American Stories

Prince Among Slaves: the True Story of an African Prince Sold into Slavery in the American South
by Terry Alford


This book tells the little-known story of Abd al-Rahman Ibrahima, a Fulbe Muslim of elite ancestry who was captured in an ambush, sold to English slavers, and enslaved in the United States in 1788. After forty years in America, most of them spent in slavery, Abd al-Rahman won his freedom and was able to return to Africa in 1828, thanks in large part to the efforts of Secretary of State Henry Clay and other concerned individuals.  This thirtieth-anniversary edition of Prince Among Slaves includes material discovered since the original publication of the book in 1977. Gathered from historical documents on three continents, Abd al-Rahman’s remarkable story offers glimpses of a West African society in the era of the transatlantic slave trade, an American frontier plantation at the beginning of the cotton boom, and the early American republic. It also shows how Abd al-Rahman built a dignified life despite slavery, and even negotiated his family’s release from bondage.

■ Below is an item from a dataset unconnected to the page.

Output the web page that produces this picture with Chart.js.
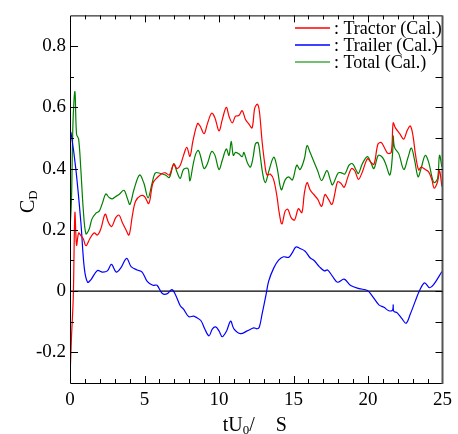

New York: Oxford University Press, 2007

Author

Terry Alford is a professor of history at Northern Virginia Community College, where he teaches survey courses in U.S. history. He helped found the college’s honors program and teaches an honors course in 19th-century American history each semester. Alford holds a doctorate in history from Mississippi State University and has studied family history at the University of California–Davis. In 2007, Prince Among Slaves was made into a documentary film with financial support from the National Endowment for the Humanities.